George Zimmerman, haven’t you any shame? Have you no decency? No self-awareness.
Don’t you realize that while you escaped a life sentence the person you killed no longer has a life, and even though you were acquitted, like it or not, the reality is that there are many people around the world who are convinced that you got away with murder. And perhaps you should spare those people, especially Trayvon Martin’s grieving mother and father, the unwanted burden, of having to see or hear about you in the media, in some cases seemingly gloating for your good fortune and your freedom. Spare them. Spare us.
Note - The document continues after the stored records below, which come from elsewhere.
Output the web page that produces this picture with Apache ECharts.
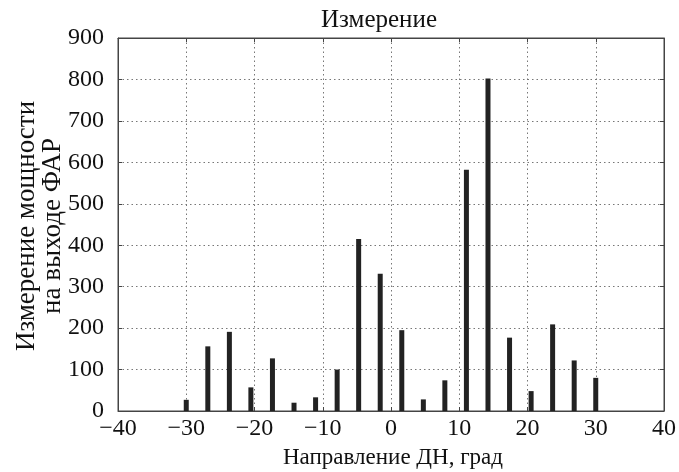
<!DOCTYPE html>
<html>
<head>
<meta charset="utf-8">
<script src="https://cdn.jsdelivr.net/npm/echarts@6/dist/echarts.min.js"></script>
<style>
html,body{margin:0;padding:0;background:#fff;}
#chart{width:679px;height:472px;}
</style>
</head>
<body>
<div id="chart"></div>
<script>
// Data
var directions = [-30, -26.84, -23.68, -20.53, -17.37, -14.21, -11.05, -7.89, -4.74, -1.58,
                  1.58, 4.74, 7.89, 11.05, 14.21, 17.37, 20.53, 23.68, 26.84, 30];
var power = [27, 156, 191, 57, 127, 20, 33, 100, 415, 331,
             195, 28, 74, 582, 802, 177, 48, 209, 122, 80];
var xTicks = [-40, -30, -20, -10, 0, 10, 20, 30, 40];
var yTicks = [0, 100, 200, 300, 400, 500, 600, 700, 800, 900];
var titleText = 'Измерение';
var xTitle = 'Направление ДН, град';
var yTitleLines = ['Измерение мощности', 'на выходе ФАР'];

var FONT = '"Liberation Serif", "Times New Roman", serif';
var pairs = directions.map(function (d, i) { return [d, power[i]]; });

var chart = echarts.init(document.getElementById('chart'), null, {renderer: 'canvas'});
var labelStyle = {color: '#111', fontFamily: FONT, fontSize: 24};
chart.setOption({
  animation: false,
  backgroundColor: '#fff',
  grid: {left: 118, right: 6, top: 38, bottom: 61, show: true, borderColor: '#444', borderWidth: 1, backgroundColor: 'transparent'},
  xAxis: [{
    type: 'value', min: xTicks[0], max: xTicks[xTicks.length - 1], interval: 10,
    axisLine: {show: true, onZero: false, lineStyle: {color: '#444', width: 1}},
    axisTick: {show: true, inside: true, length: 4, lineStyle: {color: '#444'}},
    axisLabel: Object.assign({margin: 6, formatter: function (v) { return v < 0 ? '\u2212' + Math.abs(v) : String(v); }}, labelStyle),
    splitLine: {show: true, lineStyle: {color: '#777', type: [1.5, 3], width: 1}}
  }, {
    type: 'value', position: 'top', min: xTicks[0], max: xTicks[xTicks.length - 1], interval: 10,
    axisLine: {show: true, onZero: false, lineStyle: {color: '#444'}},
    axisTick: {show: true, inside: true, length: 4, lineStyle: {color: '#444'}},
    axisLabel: {show: false}, splitLine: {show: false}
  }],
  yAxis: [{
    type: 'value', min: yTicks[0], max: yTicks[yTicks.length - 1], interval: 100,
    axisLine: {show: true, onZero: false, lineStyle: {color: '#444', width: 1}},
    axisTick: {show: true, inside: true, length: 4, lineStyle: {color: '#444'}},
    axisLabel: Object.assign({margin: 14}, labelStyle),
    splitLine: {show: true, lineStyle: {color: '#777', type: [1.5, 3], width: 1}}
  }, {
    type: 'value', position: 'right', min: yTicks[0], max: yTicks[yTicks.length - 1], interval: 100,
    axisLine: {show: true, onZero: false, lineStyle: {color: '#444'}},
    axisTick: {show: true, inside: true, length: 4, lineStyle: {color: '#444'}},
    axisLabel: {show: false}, splitLine: {show: false}
  }],
  series: [{
    type: 'bar', data: pairs, barWidth: 5, xAxisIndex: 0, yAxisIndex: 0,
    itemStyle: {color: '#222'}
  }],
  graphic: [
    {type: 'text', x: 379, y: 20, style: {text: titleText, textAlign: 'center', textVerticalAlign: 'middle', fill: '#111', font: '25px ' + FONT}},
    {type: 'text', x: 393, y: 458, style: {text: xTitle, textAlign: 'center', textVerticalAlign: 'middle', fill: '#111', font: '23px ' + FONT}},
    {type: 'text', x: 40, y: 226, rotation: Math.PI / 2, style: {text: yTitleLines.join('\n'), textAlign: 'center', textVerticalAlign: 'middle', fill: '#111', font: '27px ' + FONT, lineHeight: 26}}
  ]
});
</script>
</body>
</html>
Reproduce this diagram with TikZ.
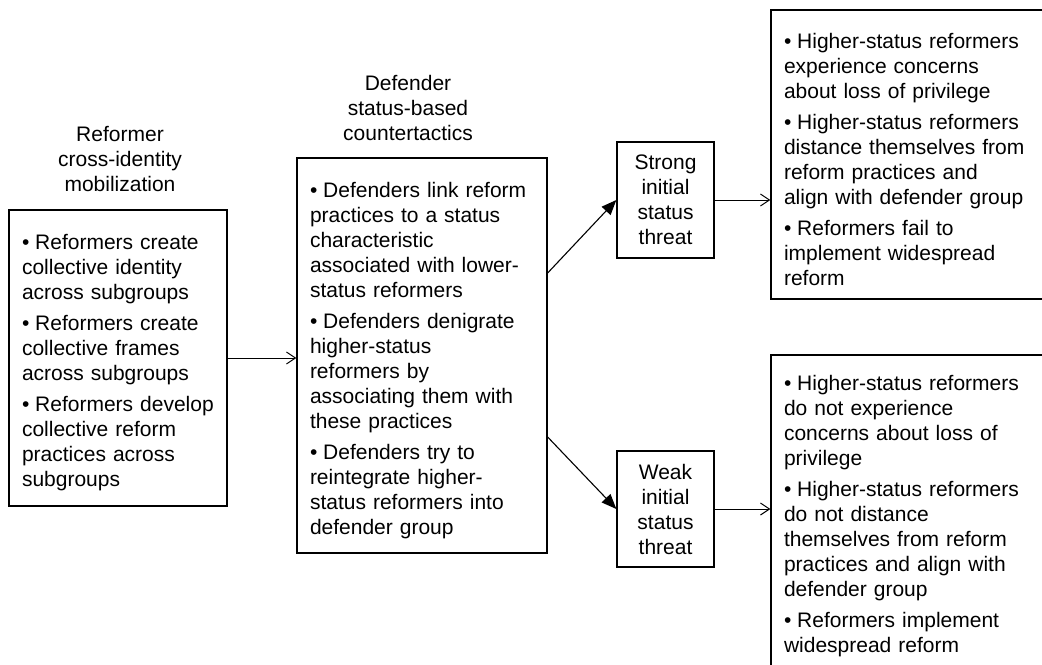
\documentclass[tikz,border=0pt]{standalone}
\usepackage{fontspec}
\setmainfont{Liberation Sans}
\usepackage{tikz}
\usetikzlibrary{arrows.meta}

\newcommand{\bitem}[1]{\par\hangindent=0.628em\hangafter=1\noindent\makebox[0.628em][l]{\textbullet}#1\par}
\newcommand{\bgap}{\vspace{3pt}}

\begin{document}
\begin{tikzpicture}[x=0.5pt,y=-0.5pt,
			box/.style={draw,line width=0.65pt,inner xsep=6.5pt,align=left},
			threat/.style={draw,line width=0.65pt,align=center,minimum width=48.5pt,minimum height=58pt},
			title/.style={align=center},
			openarr/.style={line width=0.5pt,-{Straight Barb[length=4.5pt,width=6pt]}},
			fillarr/.style={line width=0.55pt,-{Triangle[length=7.5pt,width=6pt]}}]
			\tikzstyle{every node}=[font=\fontsize{10.5}{12.5}\selectfont]
		\useasboundingbox (0,0) rectangle (1042,664);
		\clip (0,0) rectangle (1042,664);

		\node[title] (reformTitle) at (120,159) {Reformer\\cross-identity\\mobilization};
		\node[title] (defendTitle) at (408,108) {Defender\\status-based\\countertactics};

		\node[box,minimum width=109pt,minimum height=148pt,text width=96pt] (reformBox) at (118,358) {
			\bitem{Reformers create\\collective identity\\across subgroups}\bgap
			\bitem{Reformers create\\collective frames\\across subgroups}\bgap
			\bitem{Reformers develop\\collective reform\\practices across\\subgroups}};

		\node[box,minimum width=125pt,minimum height=197.5pt,text width=112pt] (defendBox) at (422,355.5) {
			\bitem{Defenders link reform\\practices to a status\\characteristic\\associated with lower-\\status reformers}\bgap
			\bitem{Defenders denigrate\\higher-status\\reformers by\\associating them with\\these practices}\bgap
			\bitem{Defenders try to\\reintegrate higher-\\status reformers into\\defender group}};

		\node[threat] (strongBox) at (665.5,200) {Strong\\initial\\status\\threat};
		\node[threat] (weakBox) at (665.5,509) {Weak\\initial\\status\\threat};

		\node[box,minimum width=145pt,minimum height=144.5pt,text width=132pt] (strongOut) at (916,154.5) {
			\bitem{Higher-status reformers\\experience concerns\\about loss of privilege}\bgap
			\bitem{Higher-status reformers\\distance themselves from\\reform practices and\\align with defender group}\bgap
			\bitem{Reformers fail to\\implement widespread\\reform}};

		\node[box,minimum width=145pt,minimum height=156.5pt,text width=132pt] (weakOut) at (916,511.5) {
			\bitem{Higher-status reformers\\do not experience\\concerns about loss of\\privilege}\bgap
			\bitem{Higher-status reformers\\do not distance\\themselves from reform\\practices and align with\\defender group}\bgap
			\bitem{Reformers implement\\widespread reform}};

		\draw[openarr] (reformBox.east) -- (reformBox.east -| defendBox.west);
		\draw[fillarr] ([yshift=41.25pt]defendBox.east) -- (strongBox.west);
		\draw[fillarr] ([yshift=-40.75pt]defendBox.east) -- (weakBox.west);
		\draw[openarr] (strongBox.east) -- (strongBox.east -| strongOut.west);
		\draw[openarr] (weakBox.east) -- (weakBox.east -| weakOut.west);

	  	\end{tikzpicture}
\end{document}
Take the advice of a person who knows all too well about the media spotlight: Donald Trump, who said about you, it’s good for everybody if he disappears. This has been a really hard, traumatic verdict for the country. And then Trump went on to finish his statement by saying that you, George, should “disappear for his own sake, and for the country’s sake.”
Why don’t you take a cue from Donald Trump, from Casey Anthony even and disappear from the spotlight. OJ didn’t take that advice and you see where that got him. Everyone, including many who supported you, George, are now scratching their heads wondering why after a trial where you got off Scott free that you haven’t taken a seat, that you haven’t taken several seats. But what I really think is a better question for you, George, and for your supporters, the one that I want everyone listening today to ask themselves:
Why does a man who insisted that everyone follows the rules in law, especially Trayvon Martin, keep breaking the law himself?